_What you will do_
Return the lines that follow, exactly as they appear, from the first through the one containing "from bokeh.resources import INLINE"; no pictures are to be included.

Some records:
[Begin]
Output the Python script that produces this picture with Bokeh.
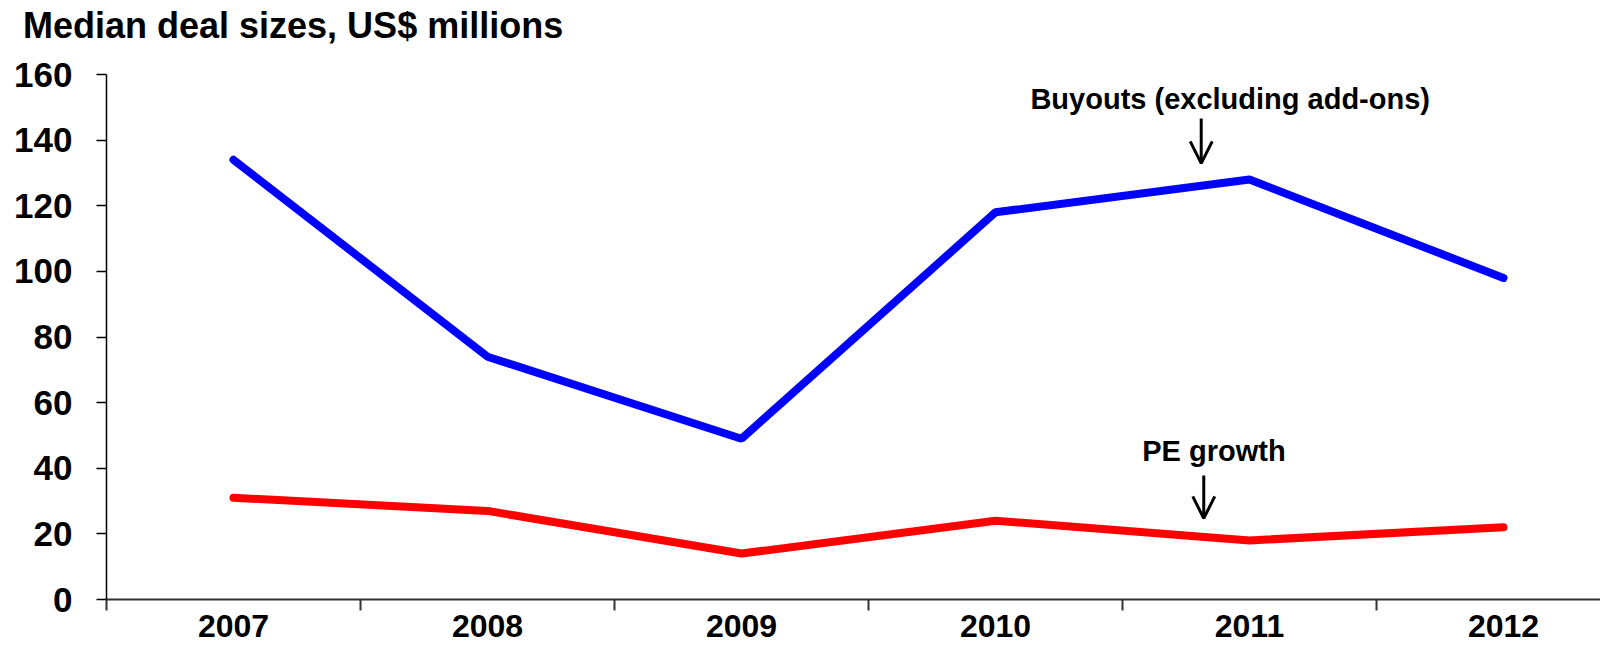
from bokeh.plotting import figure
from bokeh.models import FixedTicker, Label, Arrow, OpenHead, Range1d, Div
from bokeh.layouts import column
from bokeh.embed import file_html
from bokeh.resources import INLINE

years = [2007, 2008, 2009, 2010, 2011, 2012]
buyouts = [134, 74, 49, 118, 128, 98]
pe_growth = [31, 27, 14, 24, 18, 22]
y_ticks = [0, 20, 40, 60, 80, 100, 120, 140, 160]
category_edges = [2006.5, 2007.5, 2008.5, 2009.5, 2010.5, 2011.5, 2012.5]
title_text = "Median deal sizes, US$ millions"

FONT = "Liberation Sans"
TITLE_H = 48

title = Div(
    text=('<div style="margin:0;padding:6px 0 0 23px;line-height:40px;'
          "font-family:'Liberation Sans';font-size:36px;font-weight:bold;"
          'color:black;white-space:nowrap;">' + title_text + '</div>'),
    width=800, height=TITLE_H, margin=(0, 0, 0, 0))

p = figure(width=1600, height=643 - TITLE_H, output_backend="svg", toolbar_location=None,
           x_range=Range1d(2006.5, 2012.382), y_range=Range1d(0, 160),
           min_border_left=106, min_border_right=0, min_border_top=74 - TITLE_H,
           min_border_bottom=44, margin=(0, 0, 0, 0))
p.outline_line_color = None
p.grid.visible = False
p.background_fill_color = "white"
p.border_fill_color = "white"

p.line(years, buyouts, line_color="#0000FF", line_width=8, line_cap="round")
p.line(years, pe_growth, line_color="#FF0000", line_width=8, line_cap="round")

# axes
p.xaxis.ticker = FixedTicker(ticks=years, minor_ticks=category_edges)
p.xaxis.major_tick_out = 0
p.xaxis.major_tick_in = 0
p.xaxis.minor_tick_out = 11
p.xaxis.minor_tick_in = 0
p.xaxis.minor_tick_line_color = "#333333"
p.xaxis.minor_tick_line_width = 2
p.xaxis.axis_line_color = "#333333"
p.xaxis.axis_line_width = 2
p.xaxis.major_label_standoff = 4
p.xaxis.major_label_text_font = FONT
p.xaxis.major_label_text_font_style = "bold"
p.xaxis.major_label_text_font_size = "32px"
p.xaxis.major_label_text_color = "black"

p.yaxis.ticker = FixedTicker(ticks=y_ticks)
p.yaxis.minor_tick_line_color = None
p.yaxis.major_tick_out = 10
p.yaxis.major_tick_in = 0
p.yaxis.major_tick_line_color = "black"
p.yaxis.major_tick_line_width = 1.5
p.yaxis.axis_line_color = "black"
p.yaxis.axis_line_width = 1.5
p.yaxis.major_label_standoff = 24
p.yaxis.major_label_text_font = FONT
p.yaxis.major_label_text_font_style = "bold"
p.yaxis.major_label_text_font_size = "35px"
p.yaxis.major_label_text_color = "black"

# annotations
buyouts_label = dict(x=2010.94, y=152.6, text="Buyouts (excluding  add-ons)")
buyouts_arrow = dict(x=2010.81, y0=146.6, y1=132.9)
pe_label = dict(x=2010.86, y=45.2, text="PE growth")
pe_arrow = dict(x=2010.82, y0=37.8, y1=24.7)

for lab in (buyouts_label, pe_label):
    p.add_layout(Label(x=lab["x"], y=lab["y"], text=lab["text"], text_align="center",
                       text_baseline="alphabetic", text_font=FONT, text_font_style="bold",
                       text_font_size="29px", text_color="black"))
for ar in (buyouts_arrow, pe_arrow):
    p.add_layout(Arrow(end=OpenHead(size=22, line_width=3, line_color="black"),
                       x_start=ar["x"], y_start=ar["y0"], x_end=ar["x"], y_end=ar["y1"],
                       line_width=3, line_color="black"))

layout = column(title, p, spacing=0)
open("out.html", "w").write(file_html(layout, INLINE))
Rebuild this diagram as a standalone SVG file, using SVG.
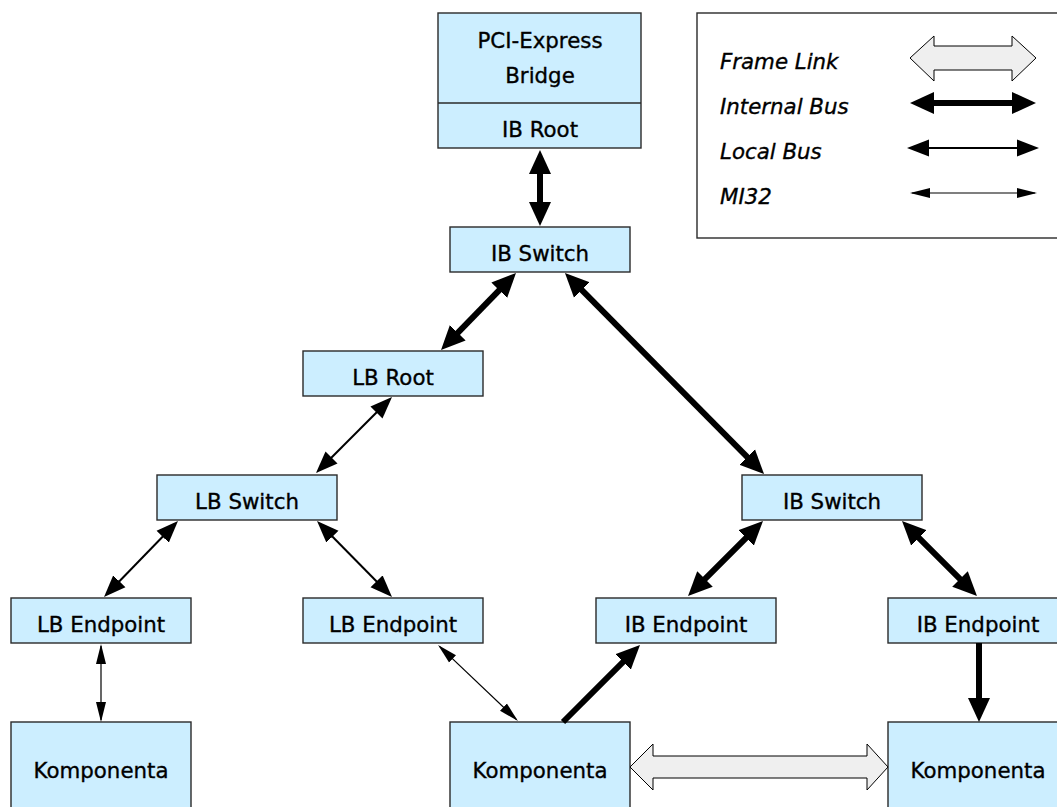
<svg xmlns="http://www.w3.org/2000/svg" width="1057" height="807" viewBox="0 0 1057 807">
<style>
.node{fill:#cceeff;stroke:#2a2a2a;stroke-width:1.4}
.lbl{font-family:"DejaVu Sans",Verdana,sans-serif;font-size:21.33px;fill:#000;stroke:#000;stroke-width:0.35;text-anchor:middle}
.leg{font-family:"DejaVu Sans",Verdana,sans-serif;font-size:21.33px;font-style:italic;fill:#000;stroke:#000;stroke-width:0.35}
.ib{stroke:#000;stroke-width:6;fill:none}
.lb{stroke:#000;stroke-width:2;fill:none}
.mi{stroke:#000;stroke-width:1.2;fill:none}
.fl{fill:#efefef;stroke:#000;stroke-width:1}
</style>
<defs>
<marker id="hIB" markerUnits="userSpaceOnUse" viewBox="0 -12 24 24" markerWidth="24" markerHeight="24" refX="14" refY="0" orient="auto-start-reverse"><path d="M0,-11 L24,0 L0,11 Z" fill="#000"/></marker>
<marker id="hLB" markerUnits="userSpaceOnUse" viewBox="0 -9 22 18" markerWidth="22" markerHeight="18" refX="18" refY="0" orient="auto-start-reverse"><path d="M0,-8.5 L22,0 L0,8.5 Z" fill="#000"/></marker>
<marker id="hMI" markerUnits="userSpaceOnUse" viewBox="0 -6 20 12" markerWidth="20" markerHeight="12" refX="18" refY="0" orient="auto-start-reverse"><path d="M0,-5 L20,0 L0,5 Z" fill="#000"/></marker>
</defs>
<rect width="1057" height="807" fill="#fff"/>

<g id="legend">
<rect x="697" y="13" width="380" height="225" fill="#fff" stroke="#2a2a2a" stroke-width="1.4"/>
<text class="leg" x="720" y="69">Frame Link</text>
<text class="leg" x="720" y="114">Internal Bus</text>
<text class="leg" x="720" y="159">Local Bus</text>
<text class="leg" x="720" y="204">MI32</text>
<polygon class="fl" points="910,58 934,36 934,46 1012,46 1012,36 1036,58 1012,81 1012,70 934,70 934,81"/>
<line class="ib" x1="920" y1="103" x2="1026" y2="103" marker-start="url(#hIB)" marker-end="url(#hIB)"/>
<line class="lb" x1="911" y1="148" x2="1035" y2="148" marker-start="url(#hLB)" marker-end="url(#hLB)"/>
<line class="mi" x1="912" y1="193" x2="1035" y2="193" marker-start="url(#hMI)" marker-end="url(#hMI)"/>
</g>

<g id="pcie-bridge">
<rect class="node" x="438" y="13" width="203" height="135"/>
<line x1="438" y1="103" x2="641" y2="103" stroke="#2a2a2a" stroke-width="1.4"/>
<text class="lbl" x="540" y="48">PCI-Express</text>
<text class="lbl" x="540" y="83">Bridge</text>
<text class="lbl" x="540" y="137">IB Root</text>
</g>
<g id="ib-switch-top"><rect class="node" x="450" y="227" width="180" height="45"/><text class="lbl" x="540" y="261">IB Switch</text></g>
<g id="lb-root"><rect class="node" x="303" y="351" width="180" height="45"/><text class="lbl" x="393" y="385">LB Root</text></g>
<g id="lb-switch"><rect class="node" x="157" y="475" width="180" height="45"/><text class="lbl" x="247" y="509">LB Switch</text></g>
<g id="ib-switch-right"><rect class="node" x="742" y="475" width="180" height="45"/><text class="lbl" x="832" y="509">IB Switch</text></g>
<g id="lb-endpoint-1"><rect class="node" x="11" y="598" width="180" height="45"/><text class="lbl" x="101" y="632">LB Endpoint</text></g>
<g id="lb-endpoint-2"><rect class="node" x="303" y="598" width="180" height="45"/><text class="lbl" x="393" y="632">LB Endpoint</text></g>
<g id="ib-endpoint-1"><rect class="node" x="596" y="598" width="180" height="45"/><text class="lbl" x="686" y="632">IB Endpoint</text></g>
<g id="ib-endpoint-2"><rect class="node" x="888" y="598" width="180" height="45"/><text class="lbl" x="978" y="632">IB Endpoint</text></g>
<g id="komponenta-1"><rect class="node" x="11" y="722" width="180" height="100"/><text class="lbl" x="101" y="778">Komponenta</text></g>
<g id="komponenta-2"><rect class="node" x="450" y="722" width="180" height="100"/><text class="lbl" x="540" y="778">Komponenta</text></g>
<g id="komponenta-3"><rect class="node" x="888" y="722" width="180" height="100"/><text class="lbl" x="978" y="778">Komponenta</text></g>

<g id="connectors">
<line class="ib" x1="540" y1="160" x2="540" y2="216" marker-start="url(#hIB)" marker-end="url(#hIB)"/>
<line class="ib" x1="509" y1="280.2" x2="448" y2="342.8" marker-start="url(#hIB)" marker-end="url(#hIB)"/>
<line class="ib" x1="572" y1="280.1" x2="757" y2="466.9" marker-start="url(#hIB)" marker-end="url(#hIB)"/>
<line class="ib" x1="755.9" y1="528.1" x2="695.1" y2="588.9" marker-start="url(#hIB)" marker-end="url(#hIB)"/>
<line class="ib" x1="909.1" y1="528.1" x2="969.9" y2="588.9" marker-start="url(#hIB)" marker-end="url(#hIB)"/>
<line class="ib" x1="563" y1="722" x2="632.9" y2="652.1" marker-end="url(#hIB)"/>
<line class="ib" x1="979" y1="643" x2="979" y2="712" marker-end="url(#hIB)"/>
<line class="lb" x1="389.2" y1="399.8" x2="318.8" y2="470.2" marker-start="url(#hLB)" marker-end="url(#hLB)"/>
<line class="lb" x1="175.2" y1="523.8" x2="106.8" y2="594.2" marker-start="url(#hLB)" marker-end="url(#hLB)"/>
<line class="lb" x1="319.8" y1="523.8" x2="389.2" y2="594.2" marker-start="url(#hLB)" marker-end="url(#hLB)"/>
<line class="mi" x1="101" y1="646" x2="101" y2="720" marker-start="url(#hMI)" marker-end="url(#hMI)"/>
<line class="mi" x1="439.5" y1="646.4" x2="516.5" y2="719.6" marker-start="url(#hMI)" marker-end="url(#hMI)"/>
<polygon class="fl" points="630,767 653,744 653,756 867,756 867,744 888,767 867,790 867,778 653,778 653,790"/>
</g>
</svg>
[End]
_Expected answer_
Output the Python script that produces this picture with Bokeh.
from bokeh.plotting import figure
from bokeh.models import FixedTicker, Label, Arrow, OpenHead, Range1d, Div
from bokeh.layouts import column
from bokeh.embed import file_html
from bokeh.resources import INLINE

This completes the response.